Title: Ben Nevis & Glencoe - 100 Walks in Lochaber Author: Ronald Turnbull Publisher: Cicerone Press - 2007 Price: £12.95
Read our review of Ronald Turnball’s guides to the top 100 walks in the Lochaber area, published by Cicerone Press.
The subtitle of this guide is 100 walks in Lochaber but this book contains much more than brief route description. All the general information that you would expect to find in a cicerone guide is in here, including when to walk, essential navigation equipment and safety. However it’s the route descriptions that take up the vast majority of the guide and with a hundred to get through the author needs all the space he can get.
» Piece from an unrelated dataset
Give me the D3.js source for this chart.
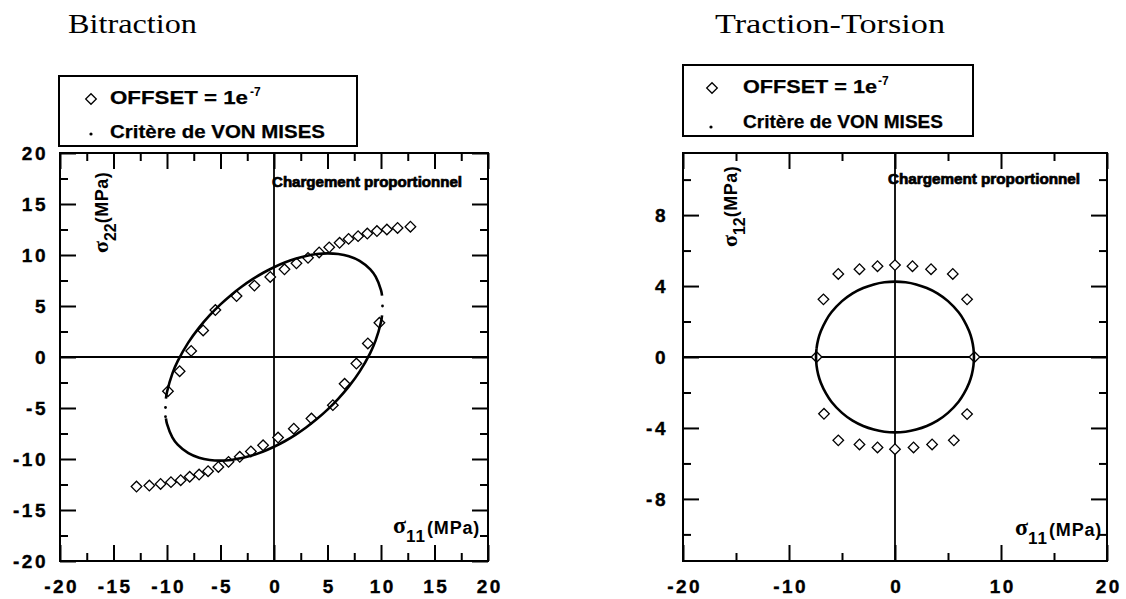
<!DOCTYPE html>
<html><head><meta charset="utf-8">
<script src="https://cdn.jsdelivr.net/npm/d3@7"></script>
<style>
html,body{margin:0;padding:0;background:#fff;}
svg{display:block;}
</style></head><body>
<svg id="chart" width="1126" height="599"></svg>
<script>
// ---------- Tick values ----------
const bitTicks = [-20, -15, -10, -5, 0, 5, 10, 15, 20];
const bitMinorTicks = [-17.5, -12.5, -7.5, -2.5, 2.5, 7.5, 12.5, 17.5];
const ttS11Ticks = [-20, -10, 0, 10, 20];
const ttS11MinorTicks = [-15, -5, 5, 15];
const ttS12Ticks = [-8, -4, 0, 4, 8];
const ttS12MinorTicks = [-10, -6, -2, 2, 6, 10];

// ---------- Bitraction : OFFSET = 1e-7 (diamonds) ----------
const bitOffsetS11 = [-9.91, -8.82, -7.74, -6.62, -5.48, -3.5, -1.83, -0.35, 0.98, 2.1, 3.18, 4.22, 5.16, 6.13, 6.97, 7.86, 8.72, 9.62, 10.55, 11.55, 12.75,
                      9.85, 8.77, 7.7, 6.6, 5.5, 3.5, 1.85, 0.38, -1.02, -2.16, -3.2, -4.25, -5.2, -6.16, -7.0, -7.88, -8.72, -9.63, -10.6, -11.65, -12.85];
const bitOffsetS22 = [-3.35, -1.39, 0.6, 2.6, 4.6, 5.98, 7.0, 7.85, 8.6, 9.18, 9.72, 10.25, 10.75, 11.2, 11.58, 11.85, 12.1, 12.35, 12.5, 12.65, 12.77,
                      3.35, 1.33, -0.64, -2.63, -4.72, -6.03, -7.03, -7.9, -8.66, -9.26, -9.78, -10.28, -10.78, -11.2, -11.52, -11.74, -12.08, -12.27, -12.45, -12.6, -12.7];

// ---------- Bitraction : critère de Von Mises ----------
const bitVmS11 = [-10.1, -10, -9.5, -9, -8, -7, -6, -5, -4, -3, -2, -1, 0, 1, 2, 3, 4, 5, 6, 7, 8, 9, 9.5, 10, 10.1];
const bitVmUpper = [-4.08, -3.44, -1.63, -0.41, 1.43, 2.88, 4.10, 5.16, 6.09, 6.91, 7.63, 8.26, 8.8, 9.26, 9.63, 9.91, 10.09, 10.16, 10.10, 9.88, 9.43, 8.59, 7.87, 6.56, 6.02];
const bitVmLower = [-6.02, -6.56, -7.87, -8.59, -9.43, -9.88, -10.10, -10.16, -10.09, -9.91, -9.63, -9.26, -8.8, -8.26, -7.63, -6.91, -6.09, -5.16, -4.10, -2.88, -1.43, 0.41, 1.63, 3.44, 4.08];
const bitVmDotS11 = [-10.14, -10.14, 10.14];
const bitVmDotS22 = [-4.95, -5.85, 5.0];

// ---------- Traction-Torsion : OFFSET = 1e-7 (diamonds) ----------
const ttOffsetS11 = [0, 1.65, 3.4, 5.45, 6.8, 7.5, 6.8, 5.55, 3.5, 1.75, 0, -1.65, -3.35, -5.35, -6.7, -7.4, -6.75, -5.35, -3.35, -1.65];
const ttOffsetS12 = [5.18, 5.12, 4.95, 4.68, 3.25, 0, -3.22, -4.7, -4.93, -5.1, -5.2, -5.1, -4.93, -4.7, -3.2, 0, 3.25, 4.68, 4.95, 5.12];

// ---------- Traction-Torsion : critère de Von Mises ----------
const ttVmS11 = [-7.45, -7.4, -7.25, -7, -6.5, -6, -5, -4, -3, -2, -1, 0, 1, 2, 3, 4, 5, 6, 6.5, 7, 7.25, 7.4,
                 7.45, 7.4, 7.25, 7, 6.5, 6, 5, 4, 3, 2, 1, 0, -1, -2, -3, -4, -5, -6, -6.5, -7, -7.25, -7.4];
const ttVmS12 = [0, 0.49, 0.98, 1.45, 2.07, 2.52, 3.15, 3.59, 3.89, 4.09, 4.21, 4.25, 4.21, 4.09, 3.89, 3.59, 3.15, 2.52, 2.07, 1.45, 0.98, 0.49,
                 0, -0.49, -0.98, -1.45, -2.07, -2.52, -3.15, -3.59, -3.89, -4.09, -4.21, -4.25, -4.21, -4.09, -3.89, -3.59, -3.15, -2.52, -2.07, -1.45, -0.98, -0.49];

// ---------- Texts ----------
const titles = ["Bitraction", "Traction-Torsion"];
const legendOffset = "OFFSET = 1e";
const legendOffsetSup = "-7";
const legendVm = "Critère de VON MISES";
const noteText = "Chargement proportionnel";

const svg = d3.select("#chart");
const SANS = "'Liberation Sans', Arial, sans-serif";
const SERIF = "'Liberation Serif', 'Times New Roman', serif";
const tickFmt = d => String(d);

function drawPanel(cfg) {
  const g = svg.append("g");
  const x = d3.scaleLinear().domain(cfg.xDomain).range(cfg.xRange);
  const y = d3.scaleLinear().domain(cfg.yDomain).range(cfg.yRange);
  const [xl, xr] = cfg.xRange, [yb, yt] = cfg.yRange;

  function styleAxis(sel, withText) {
    sel.select(".domain").remove();
    sel.selectAll(".tick line").attr("stroke", "#000").attr("stroke-width", 2);
    if (withText) {
      sel.selectAll(".tick text")
        .attr("fill", "#000").attr("stroke", "#000").attr("stroke-width", 0.35)
        .style("font-family", SANS).style("font-weight", "bold")
        .style("font-size", "19px").style("letter-spacing", "2.5px");
    } else sel.selectAll(".tick text").remove();
  }
  const maj = 16, mnr = 8;
  // bottom
  g.append("g").attr("transform", `translate(0,${yb})`)
    .call(d3.axisBottom(x).tickValues(cfg.xTicks).tickSizeInner(-maj).tickSizeOuter(0).tickPadding(19).tickFormat(tickFmt))
    .call(s => styleAxis(s, true))
    .selectAll(".tick text").attr("dx", "1.2px");
  g.append("g").attr("transform", `translate(0,${yb})`)
    .call(d3.axisBottom(x).tickValues(cfg.xMinor).tickSizeInner(-mnr).tickSizeOuter(0).tickFormat(() => ""))
    .call(s => styleAxis(s, false));
  // top
  g.append("g").attr("transform", `translate(0,${yt})`)
    .call(d3.axisTop(x).tickValues(cfg.xTicks).tickSizeInner(-maj).tickSizeOuter(0).tickFormat(() => ""))
    .call(s => styleAxis(s, false));
  g.append("g").attr("transform", `translate(0,${yt})`)
    .call(d3.axisTop(x).tickValues(cfg.xMinor).tickSizeInner(-mnr).tickSizeOuter(0).tickFormat(() => ""))
    .call(s => styleAxis(s, false));
  // left
  g.append("g").attr("transform", `translate(${xl},0)`)
    .call(d3.axisLeft(y).tickValues(cfg.yTicks).tickSizeInner(-maj).tickSizeOuter(0).tickPadding(cfg.yPad).tickFormat(tickFmt))
    .call(s => styleAxis(s, true));
  g.append("g").attr("transform", `translate(${xl},0)`)
    .call(d3.axisLeft(y).tickValues(cfg.yMinor).tickSizeInner(-mnr).tickSizeOuter(0).tickFormat(() => ""))
    .call(s => styleAxis(s, false));
  // right
  g.append("g").attr("transform", `translate(${xr},0)`)
    .call(d3.axisRight(y).tickValues(cfg.yTicks).tickSizeInner(-maj).tickSizeOuter(0).tickFormat(() => ""))
    .call(s => styleAxis(s, false));
  g.append("g").attr("transform", `translate(${xr},0)`)
    .call(d3.axisRight(y).tickValues(cfg.yMinor).tickSizeInner(-mnr).tickSizeOuter(0).tickFormat(() => ""))
    .call(s => styleAxis(s, false));

  // frame
  g.append("rect").attr("x", xl).attr("y", yt).attr("width", xr - xl).attr("height", yb - yt)
    .attr("fill", "none").attr("stroke", "#000").attr("stroke-width", 2);
  // cross axes through origin
  g.append("line").attr("x1", x(0)).attr("x2", x(0)).attr("y1", yt).attr("y2", yb)
    .attr("stroke", "#000").attr("stroke-width", 1.8);
  g.append("line").attr("x1", xl).attr("x2", xr).attr("y1", y(0)).attr("y2", y(0))
    .attr("stroke", "#000").attr("stroke-width", 1.8);

  // diamonds
  const diamond = d3.symbol(d3.symbolSquare, 56);
  g.append("g").selectAll("path").data(cfg.offX.map((v, i) => [v, cfg.offY[i]])).join("path")
    .attr("d", diamond)
    .attr("transform", d => `translate(${x(d[0])},${y(d[1])}) rotate(45)`)
    .attr("fill", "#fff").attr("stroke", "#000").attr("stroke-width", 1.3);

  // Von Mises curves
  const line = d3.line().x(d => x(d[0])).y(d => y(d[1])).curve(cfg.closed ? d3.curveCatmullRomClosed : d3.curveCatmullRom);
  cfg.curves.forEach(c => {
    g.append("path").attr("d", line(c.xs.map((v, i) => [v, c.ys[i]])))
      .attr("fill", "none").attr("stroke", "#000").attr("stroke-width", 2.6).attr("stroke-linejoin", "round");
  });
  if (cfg.dotX) {
    g.append("g").selectAll("circle").data(cfg.dotX.map((v, i) => [v, cfg.dotY[i]])).join("circle")
      .attr("cx", d => x(d[0])).attr("cy", d => y(d[1])).attr("r", 1.4).attr("fill", "#000");
  }

  // note
  g.append("text").attr("x", cfg.note[0]).attr("y", cfg.note[1]).text(noteText)
    .attr("textLength", cfg.note[2]).attr("lengthAdjust", "spacingAndGlyphs")
    .style("font-family", SANS).style("font-weight", "bold").style("font-size", "14px")
    .attr("stroke", "#000").attr("stroke-width", 0.7).attr("fill", "#000");

  // title
  svg.append("text").attr("x", cfg.title[0]).attr("y", cfg.title[1]).text(cfg.titleText)
    .attr("textLength", cfg.title[2]).attr("lengthAdjust", "spacingAndGlyphs")
    .style("font-family", SERIF).style("font-size", "27px").attr("fill", "#000");

  // legend
  const L = cfg.legend;
  svg.append("rect").attr("x", L.box[0]).attr("y", L.box[1]).attr("width", L.box[2]).attr("height", L.box[3])
    .attr("fill", "#fff").attr("stroke", "#000").attr("stroke-width", 2);
  svg.append("path").attr("d", diamond).attr("transform", `translate(${L.sym[0]},${L.sym[1]}) rotate(45)`)
    .attr("fill", "#fff").attr("stroke", "#000").attr("stroke-width", 1.3);
  svg.append("circle").attr("cx", L.dot[0]).attr("cy", L.dot[1]).attr("r", 1.6).attr("fill", "#000");
  svg.append("text").attr("x", L.t1[0]).attr("y", L.t1[1]).text(legendOffset)
    .attr("textLength", L.t1[2]).attr("lengthAdjust", "spacingAndGlyphs")
    .attr("stroke", "#000").attr("stroke-width", 0.25)
    .style("font-family", SANS).style("font-weight", "bold").style("font-size", "18px");
  svg.append("text").attr("x", L.sup[0]).attr("y", L.sup[1]).text(legendOffsetSup)
    .style("font-family", SANS).style("font-weight", "bold").style("font-size", "12px");
  svg.append("text").attr("x", L.t2[0]).attr("y", L.t2[1]).text(legendVm)
    .attr("textLength", L.t2[2]).attr("lengthAdjust", "spacingAndGlyphs")
    .attr("stroke", "#000").attr("stroke-width", 0.25)
    .style("font-family", SANS).style("font-weight", "bold").style("font-size", "18px");

  // x axis label  σ11 (MPa)
  const xl_ = svg.append("text").attr("x", cfg.xLab[0]).attr("y", cfg.xLab[1]).attr("fill", "#000");
  xl_.append("tspan").text("σ").style("font-family", SERIF).style("font-weight", "bold").style("font-size", "24px");
  xl_.append("tspan").text("11").attr("dy", 9).style("font-family", SANS).style("font-weight", "bold").style("font-size", "17px").style("letter-spacing", "1px");
  xl_.append("tspan").text("(MPa)").attr("dy", -8).attr("dx", 1).style("font-family", SANS).style("font-weight", "bold").style("font-size", "18px").style("letter-spacing", "0.8px");

  // y axis label
  const yl_ = svg.append("text").attr("transform", `translate(${cfg.yLab[0]},${cfg.yLab[1]}) rotate(-90)`).attr("fill", "#000");
  yl_.append("tspan").text("σ").style("font-family", SERIF).style("font-weight", "bold").style("font-size", "22px");
  yl_.append("tspan").text(cfg.ySub).attr("dy", 8).style("font-family", SANS).style("font-weight", "bold").style("font-size", "16px");
  yl_.append("tspan").text("(MPa)").attr("dy", -8).style("font-family", SANS).style("font-weight", "bold").style("font-size", "18px").style("letter-spacing", "0.5px");
}

drawPanel({
  xDomain: [-20, 20], xRange: [60, 488], yDomain: [-20, 20], yRange: [561, 153],
  xTicks: bitTicks, xMinor: bitMinorTicks, yTicks: bitTicks, yMinor: bitMinorTicks, yPad: 12,
  offX: bitOffsetS11, offY: bitOffsetS22,
  curves: [{xs: bitVmS11, ys: bitVmUpper}, {xs: bitVmS11, ys: bitVmLower}],
  dotX: bitVmDotS11, dotY: bitVmDotS22, closed: false,
  note: [272, 187, 190],
  titleText: titles[0], title: [68, 33, 129],
  legend: {box: [59, 76, 298, 70], sym: [91, 99], dot: [91, 134], t1: [110, 104, 138], sup: [250, 96], t2: [110, 138, 215]},
  xLab: [393, 533], yLab: [108, 253], ySub: "22"
});
drawPanel({
  xDomain: [-20, 20], xRange: [683, 1107], yDomain: [-11.5, 11.5], yRange: [561, 153],
  xTicks: ttS11Ticks, xMinor: ttS11MinorTicks, yTicks: ttS12Ticks, yMinor: ttS12MinorTicks, yPad: 15,
  offX: ttOffsetS11, offY: ttOffsetS12,
  curves: [{xs: ttVmS11, ys: ttVmS12}], closed: true,
  note: [888, 184, 192],
  titleText: titles[1], title: [715, 33, 230],
  legend: {box: [683, 65, 290, 71], sym: [712, 88], dot: [711, 127], t1: [743, 93, 134], sup: [878, 85], t2: [743, 128, 200]},
  xLab: [1015, 535], yLab: [737, 247], ySub: "12"
});
</script>
</body></html>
Covering the area from Ben Nevis and the Grey Corries in the north, to Oban and the Bridge or Orchy in the south, the author has a large area to select his hundred walks from and he has clearly picked the best. The first thing you realise about this book is it covers all grades of walking routes, from easy low level strolls around lochs and along glens, to multi day camping and bothy trips. The author has even managed to include a couple of easy scrambles for the more adventurous reader.
Each walk is clearly graded using three different criteria. First the author has broken the walks down into 4 distinct types, low level, mid level, mountain and treks & through routes. In addition to this each walk is also graded according to its difficulty and length. These gradings are clearly defined using various symbols, making it easy for the reader to dip into the guide and get a feel for a route without having to read it first.
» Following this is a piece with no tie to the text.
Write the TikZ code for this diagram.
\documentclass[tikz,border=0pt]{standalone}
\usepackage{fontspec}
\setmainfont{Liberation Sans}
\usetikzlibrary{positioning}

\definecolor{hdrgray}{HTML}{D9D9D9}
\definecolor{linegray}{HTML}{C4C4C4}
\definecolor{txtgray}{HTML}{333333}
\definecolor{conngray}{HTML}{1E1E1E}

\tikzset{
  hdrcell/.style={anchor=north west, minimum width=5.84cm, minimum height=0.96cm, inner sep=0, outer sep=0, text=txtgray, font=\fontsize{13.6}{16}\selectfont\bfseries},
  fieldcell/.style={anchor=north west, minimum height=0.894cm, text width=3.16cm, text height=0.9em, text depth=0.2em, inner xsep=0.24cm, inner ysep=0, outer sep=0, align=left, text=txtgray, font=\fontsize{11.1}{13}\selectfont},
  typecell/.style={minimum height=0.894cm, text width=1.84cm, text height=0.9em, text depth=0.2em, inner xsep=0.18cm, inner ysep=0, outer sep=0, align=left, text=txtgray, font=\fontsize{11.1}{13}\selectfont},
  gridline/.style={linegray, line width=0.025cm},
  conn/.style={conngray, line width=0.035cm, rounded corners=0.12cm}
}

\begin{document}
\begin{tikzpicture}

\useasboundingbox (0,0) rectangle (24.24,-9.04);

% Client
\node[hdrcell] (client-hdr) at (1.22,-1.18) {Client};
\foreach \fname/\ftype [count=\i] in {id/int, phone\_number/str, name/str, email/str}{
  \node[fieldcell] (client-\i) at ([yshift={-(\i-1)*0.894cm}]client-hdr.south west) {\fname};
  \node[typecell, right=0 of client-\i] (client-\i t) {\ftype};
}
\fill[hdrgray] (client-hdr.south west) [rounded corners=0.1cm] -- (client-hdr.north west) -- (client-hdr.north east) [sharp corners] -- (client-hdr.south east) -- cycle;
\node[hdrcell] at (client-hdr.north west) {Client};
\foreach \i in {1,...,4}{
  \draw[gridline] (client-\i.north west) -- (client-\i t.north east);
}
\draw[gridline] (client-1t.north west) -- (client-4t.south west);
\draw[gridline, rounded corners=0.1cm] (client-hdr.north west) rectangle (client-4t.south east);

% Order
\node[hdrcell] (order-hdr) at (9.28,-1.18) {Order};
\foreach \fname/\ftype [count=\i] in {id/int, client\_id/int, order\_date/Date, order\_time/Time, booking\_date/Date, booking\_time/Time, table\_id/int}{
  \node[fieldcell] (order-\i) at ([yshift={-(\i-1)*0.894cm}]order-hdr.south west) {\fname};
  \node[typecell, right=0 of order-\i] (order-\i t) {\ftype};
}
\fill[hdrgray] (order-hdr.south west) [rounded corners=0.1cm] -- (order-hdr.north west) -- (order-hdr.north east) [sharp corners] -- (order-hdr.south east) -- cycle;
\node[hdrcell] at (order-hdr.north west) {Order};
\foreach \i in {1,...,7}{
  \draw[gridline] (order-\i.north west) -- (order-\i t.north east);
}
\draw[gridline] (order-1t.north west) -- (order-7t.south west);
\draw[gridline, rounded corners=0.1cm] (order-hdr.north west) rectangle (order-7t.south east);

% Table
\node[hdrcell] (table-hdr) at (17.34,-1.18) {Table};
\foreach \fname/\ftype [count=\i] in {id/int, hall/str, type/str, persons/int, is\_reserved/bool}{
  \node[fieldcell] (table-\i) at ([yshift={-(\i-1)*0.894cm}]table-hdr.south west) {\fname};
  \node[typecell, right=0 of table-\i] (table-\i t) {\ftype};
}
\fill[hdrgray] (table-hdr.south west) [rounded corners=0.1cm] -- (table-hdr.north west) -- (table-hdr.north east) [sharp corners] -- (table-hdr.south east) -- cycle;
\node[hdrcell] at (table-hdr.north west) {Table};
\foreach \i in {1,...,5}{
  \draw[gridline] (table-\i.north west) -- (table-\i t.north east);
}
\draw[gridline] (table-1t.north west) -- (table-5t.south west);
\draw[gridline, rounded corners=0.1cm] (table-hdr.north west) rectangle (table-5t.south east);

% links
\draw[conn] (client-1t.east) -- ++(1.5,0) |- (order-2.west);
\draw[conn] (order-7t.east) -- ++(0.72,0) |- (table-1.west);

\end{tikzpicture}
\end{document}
The guide describes each route in some detail. It starts with a brief synopsis of the route along with basic information such as starting point, distance, total ascent, duration and the kind of terrain covered. The author then goes on to describe the route in detail, so detailed that for the easier low level routes, the guidebook would probably suffice as a means of navigation.
In addition to the descriptions, the lower level routes also benefit from 1:50 OS map extracts which is a very nice touch. Unfortunately the maps for the higher routes are not OS which at first is disappointing. However you quickly realise that it would be impossible to fit the required OS mapping into a guide this size for routes that cover such a large area. From a safety perspective this is obviously a good move as it means the reader isn’t encouraged to enter into the high mountain environment without a proper additional navigation aids.
The guidebook splits the routes into ten geographical regions across the area, making it easy to plan itineraries depending on the weather and chosen destination. One area that can confuse some visitors from south of the border is the access laws in Scotland. This is nicely covered by this guide, with a breakdown of which areas fall into which estates, along with contact information for each estate and a brief summary of their hunting restrictions.
This guidebook has brought together all the best routes within this large area in one easy to use volume. For anybody planning a walking trip to the Lochaber area this is essential reading. For those who are travelling to the area planning more adventurous activities such as climbing and mountaineering this is still an excellent addition to the guidebook library, as it gives plenty of information which can be used for approach walks or wet weather options.
The guidebook can be purchased directly from Cicerone for £12.95 each.